Two letters chronicle Abdullah bin Laden’s quest for a certificate that would allow him to inherit the al-Qaida leader’s property in Saudi Arabia. Wikileaks released over 60,000 documents Friday in cooperation with Lebanese newspaper Al-Akhbar, part of what it claims is a file of “over half a million” documents from the Saudi Foreign Ministry.

A September 2011 letter to Abdullah bin Laden from the U.S. Embassy in Riyadh responds to a request for a death certificate from the U.S. government. Glen Keiser, the Consul General in Riyadh, politely tells Abdullah that no such document exists for Osama bin Laden, and that the lack of issuance is “regular practice for individuals killed in the course of military operations.” (RELATED: Here’s An Al-Qaida Job Application)

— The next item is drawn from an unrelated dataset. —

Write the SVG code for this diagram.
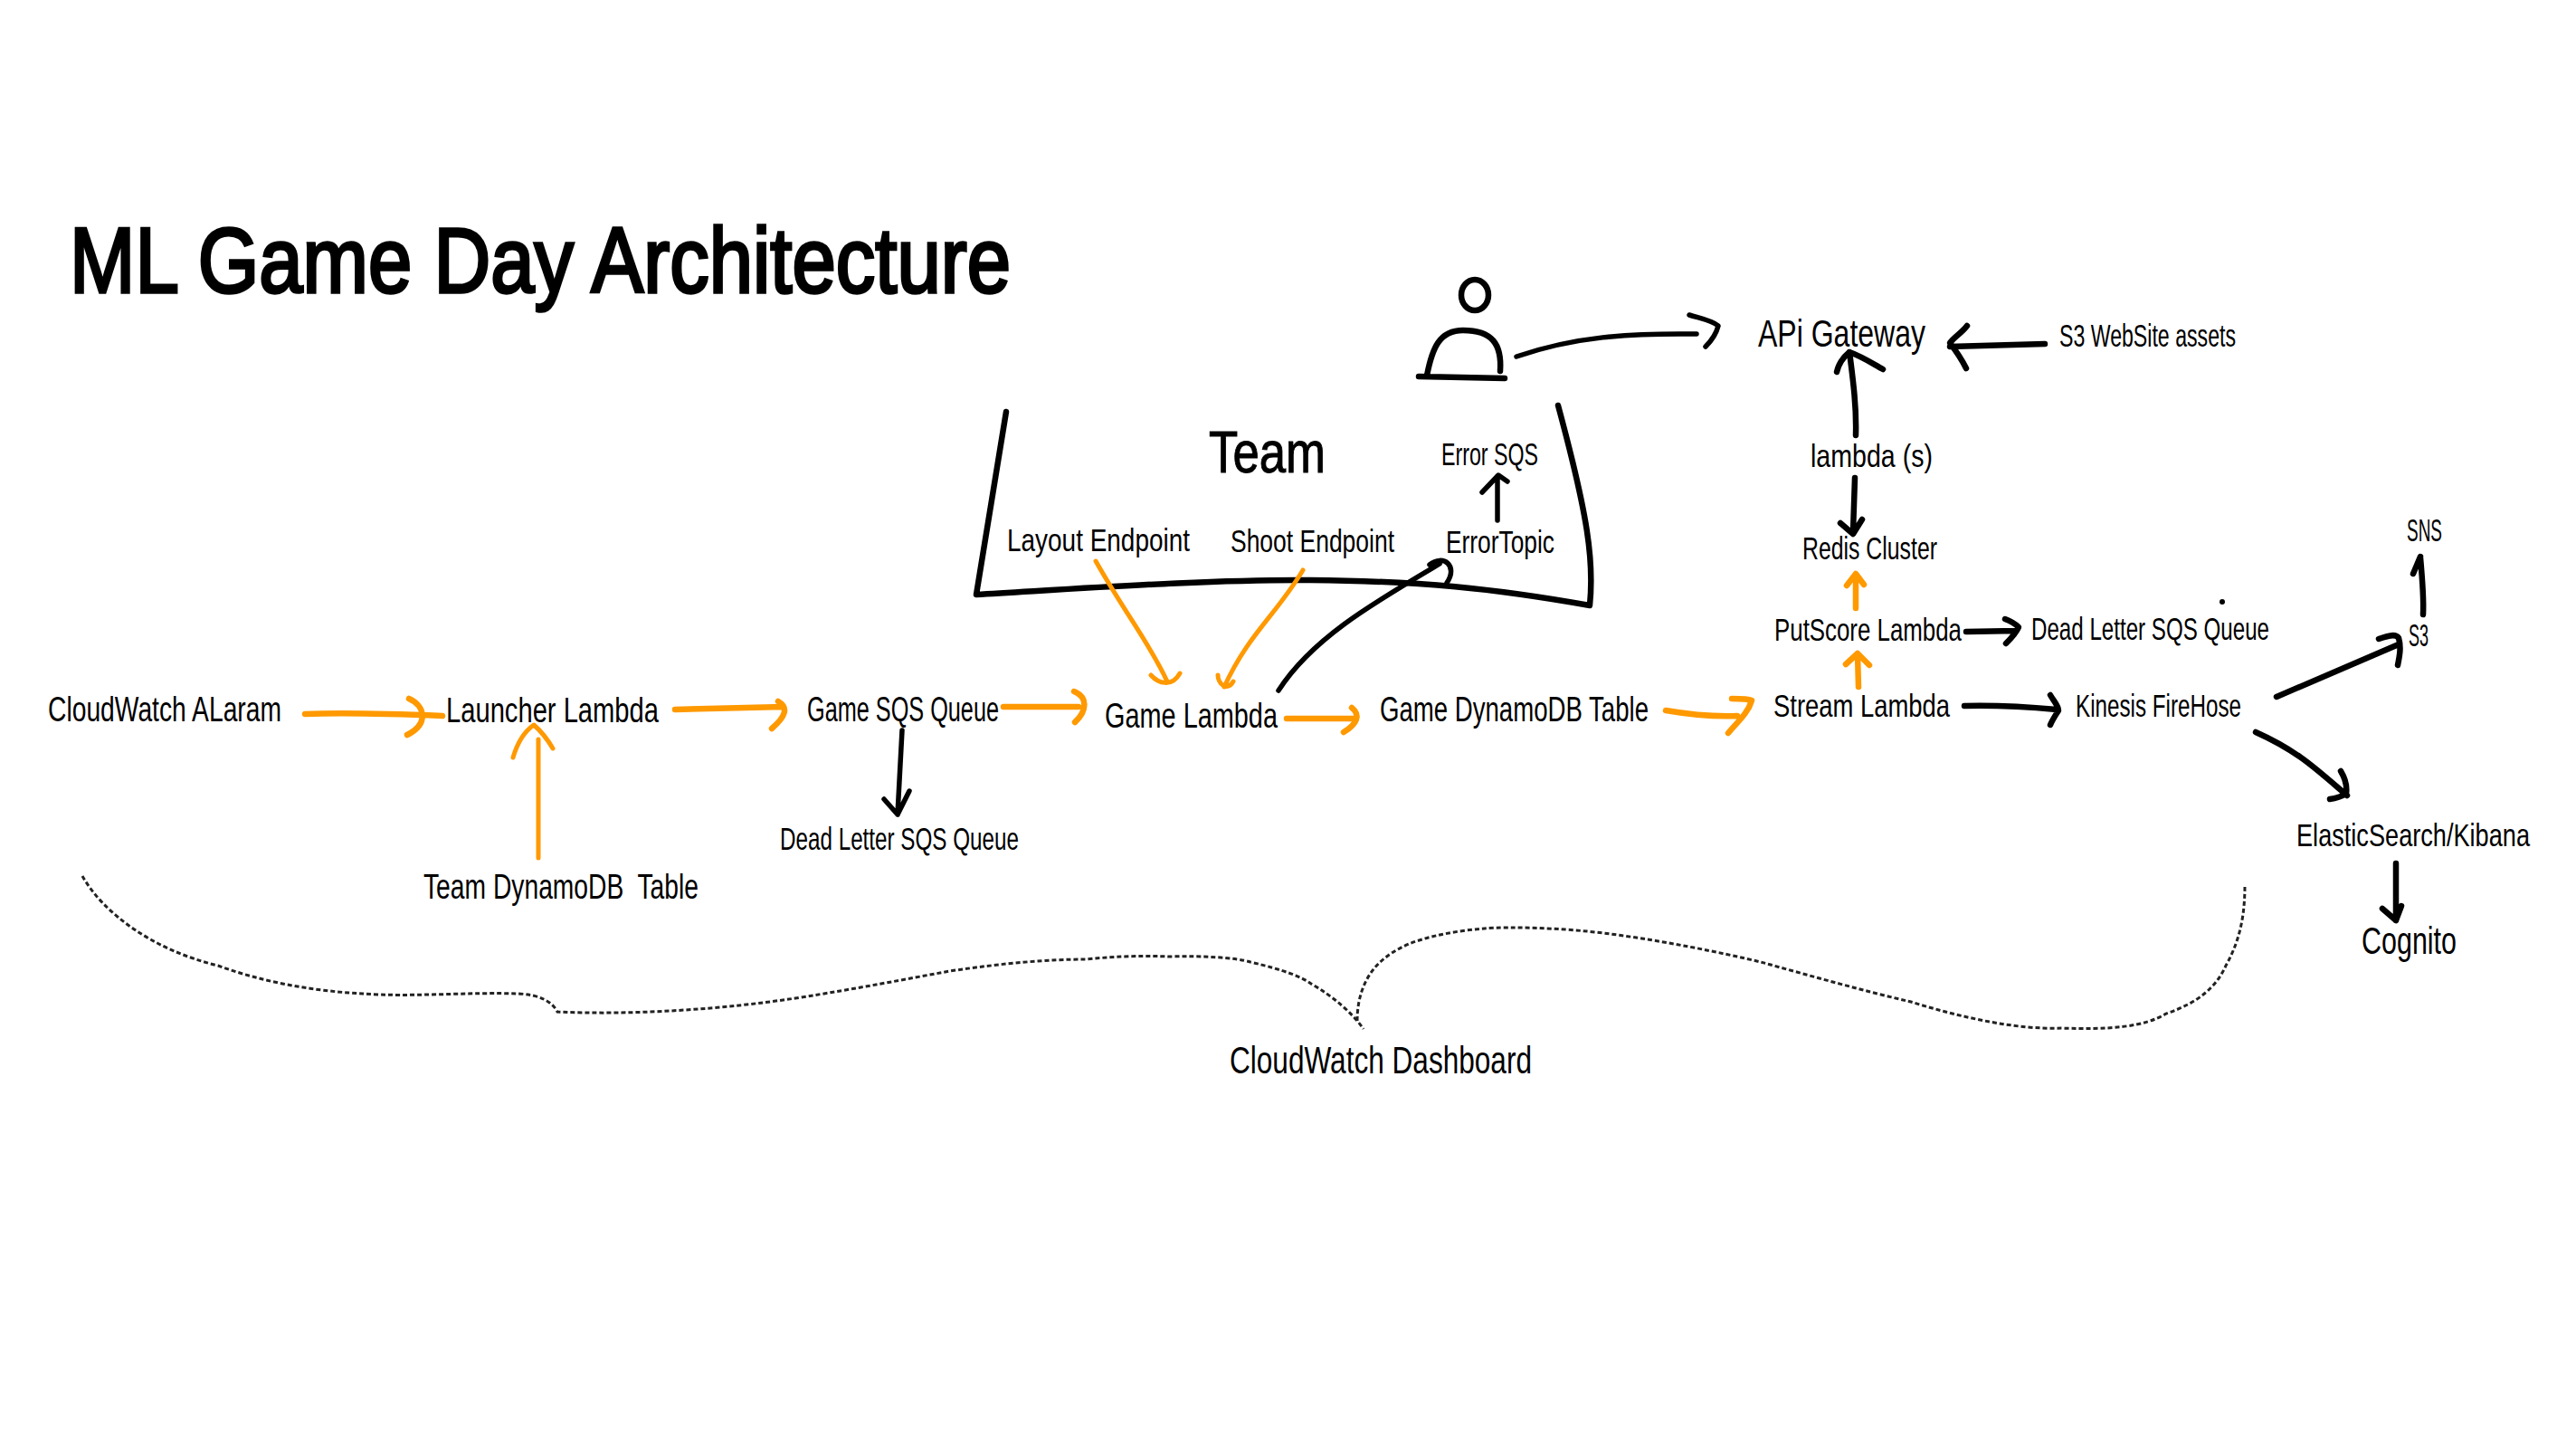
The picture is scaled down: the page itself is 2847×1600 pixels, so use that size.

But Keiser apparently sent bin Laden other evidence of his father’s death. The Department of Justice dismissed its formal criminal case against Osama bin Laden after U.S. Special Forces killed him in May 2011, and Keiser alludes to including a copy of the “sworn declaration of facts supporting the conclusion that Usama bin Laden was killed.”

He concludes his letter to the terrorist mastermind’s son, “I hope that these U.S. Government documents are of assistance to you and your family.”

Abdullah then turned to the Saudi royal court. In a May 2012 letter to the deputy foreign affairs minister Prince Abdulaziz bin Abdullah, he described the situation that has kept him from receiving direct legal proof of his father’s death. Presenting a copy of Keiser’s letter, he writes that “Due to our urgent need for… proof of legal inheritance, we need ratification by the Saudi Ministry of Foreign Affairs on the [U.S.] embassy’s attached statement, to be able to submit it to the General Court in Jeddah.”

We hope that Your Highness,” he writes in Arabic, “will have praiseworthy graciousness to those who require ratification of the embassy’s statement.”

No response from the Foreign Ministry is immediately apparent in Wikileaks’ release.

Osama bin Laden’s family came to public attention last month, when the U.S. Director of National Intelligence released copies of documents from in the al-Qaida leader’s compound. Among them was a love letter from another son, Saad, to his wife — which many American news outlets misattributed to Osama bin Laden himself. (RELATED: Nobody In The News Knows How Arabic Names Work)

Al-Akhbar, Wikileaks’ “media partner” in releasing the purported Saudi cables, will begin publishing more documents on Saturday.